To trim off the excess tape, use a knife or a box cutter. Lots of boards have curved edges from all the sanding. So, you’ll need to trim the tape past the curve and along the edge. Make sure to do some long and steady motions for the best results. Hold the blade at a slight angle. But, don’t forget to use the outline you made previously. Watch out for your fingers, and use two hands to make the process easier.
Flatten out remaining air bubbles. After you taped the board, check out for some leftover bubbles. You can use a knife or a razor blade and pinch small holes into the tape. This way you release air bubbles out. But, be sure to smooth over the cuts, so the grip sticks nicely to the deck.
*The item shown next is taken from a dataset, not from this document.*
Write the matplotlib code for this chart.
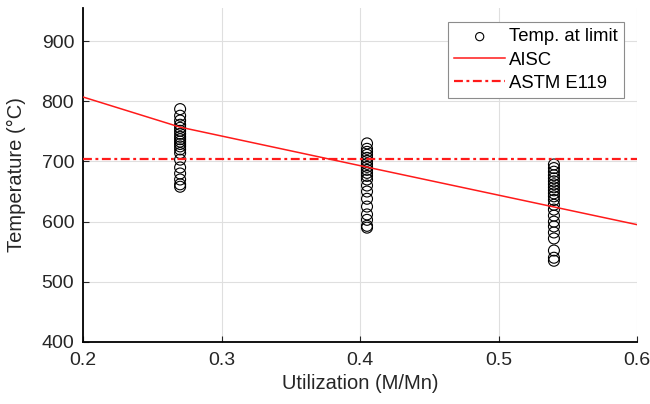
import matplotlib
matplotlib.use("Agg")
import matplotlib.pyplot as plt
import numpy as np

plt.rcParams['font.family'] = ['Liberation Sans', 'DejaVu Sans']

# Data
util_levels = [0.27, 0.405, 0.54]
temps_027 = [787, 776, 768, 761, 756, 751, 746, 741, 737, 733, 729, 725, 720, 714, 703, 690, 680, 670, 662, 658]
temps_0405 = [730, 721, 716, 711, 706, 701, 696, 691, 686, 681, 676, 670, 660, 650, 638, 625, 612, 603, 593, 590]
temps_054 = [695, 689, 683, 677, 672, 667, 662, 657, 652, 647, 642, 636, 628, 620, 610, 600, 592, 582, 572, 552, 540, 535]

aisc_x = [0.2, 0.27, 0.4, 0.6]
aisc_y = [807, 757, 693, 595]
astm_x = [0.2, 0.6]
astm_y = [704, 704]

xticks = [0.2, 0.3, 0.4, 0.5, 0.6]
yticks = [400, 500, 600, 700, 800, 900]

fig = plt.figure(figsize=(6.5, 4.04), dpi=100)
ax = fig.add_axes([0.128, 0.1535, 0.852, 0.8267])

ax.grid(True, color='#dfdfdf', linewidth=0.8)
ax.set_axisbelow(True)

groups = [temps_027, temps_0405, temps_054]
first = True
for xv, ts in zip(util_levels, groups):
    ax.scatter([xv] * len(ts), ts, s=62, facecolors='none', edgecolors='black',
               linewidths=0.8, label='Temp. at limit' if first else None, zorder=3)
    first = False

ax.plot(aisc_x, aisc_y, color='#ff1a1a', linewidth=1.1, label='AISC', zorder=4)
ax.plot(astm_x, astm_y, color='#ff1a1a', linewidth=1.6, linestyle=(0, (4, 1.6, 1.3, 1.6)),
        label='ASTM E119', zorder=4)

ax.set_xlim(0.2, 0.6)
ax.set_ylim(400, 955)
ax.set_xticks(xticks)
ax.set_xticklabels([f"{v:.1f}" for v in xticks])
ax.set_yticks(yticks)

ax.spines['top'].set_visible(False)
ax.spines['right'].set_visible(False)
ax.spines['left'].set_linewidth(1.3)
ax.spines['bottom'].set_linewidth(1.3)
ax.tick_params(direction='in', length=4, labelsize=14, colors='#262626', pad=6.5)
ax.tick_params(axis='x', pad=7)

ax.set_xlabel('Utilization (M/Mn)', fontsize=14.5, color='#262626', labelpad=4)
ax.set_ylabel('Temperature (°C)', fontsize=14.5, color='#262626', labelpad=11)

leg = ax.legend(loc='upper right', bbox_to_anchor=(0.9765, 0.958), fontsize=13.3,
                frameon=True, fancybox=False, edgecolor='#8c8c8c', framealpha=1,
                handlelength=2.75, handletextpad=0.2, borderpad=0.35, labelspacing=0.33,
                borderaxespad=0, markerscale=0.75)
leg.get_frame().set_linewidth(0.8)

fig.savefig('out.png', dpi=100)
Poke some holes for the trucks. If your board doesn’t have the trucks yet, you can use a screwdriver to poke holes in the grip tape. But if you already have trucks, you can poke holes during truck replacement.
Smooth out the edges. It’s okay if you butchered a bit of your grip tape. Use some knife, cutter, or a razor blade to trim the edges. Most of the imperfections are only visible to your eye and will disappear as the deck wears over time. But, you can take a small piece of leftover grip or some sandpaper and lightly rub the edges. So, this might prevent the tape from peeling off the board.
Add some stylistic touches. To make it easier to identify the nose or tail of the board, you can cut some shapes between screw holes on one of the board ends. Feel free to experiment and play with various shapes. Because that way you’re giving your skateboard a unique mark.
To Sum It Up
Having a problem with too grippy grip tape is not uncommon. In contrast, many skaters struggle with it. But, grip tapes come in different textures, and various brands on the market are offering a large variety of grip tapes. So, you can easily find some that suit you best.
So, if everything else fails, you can use some sandpaper, or leftovers from the grip tape to sand the rough surface of the tape. And remember, the real thrill is in skateboarding, so don’t let a little rough grip texture ruin it for you.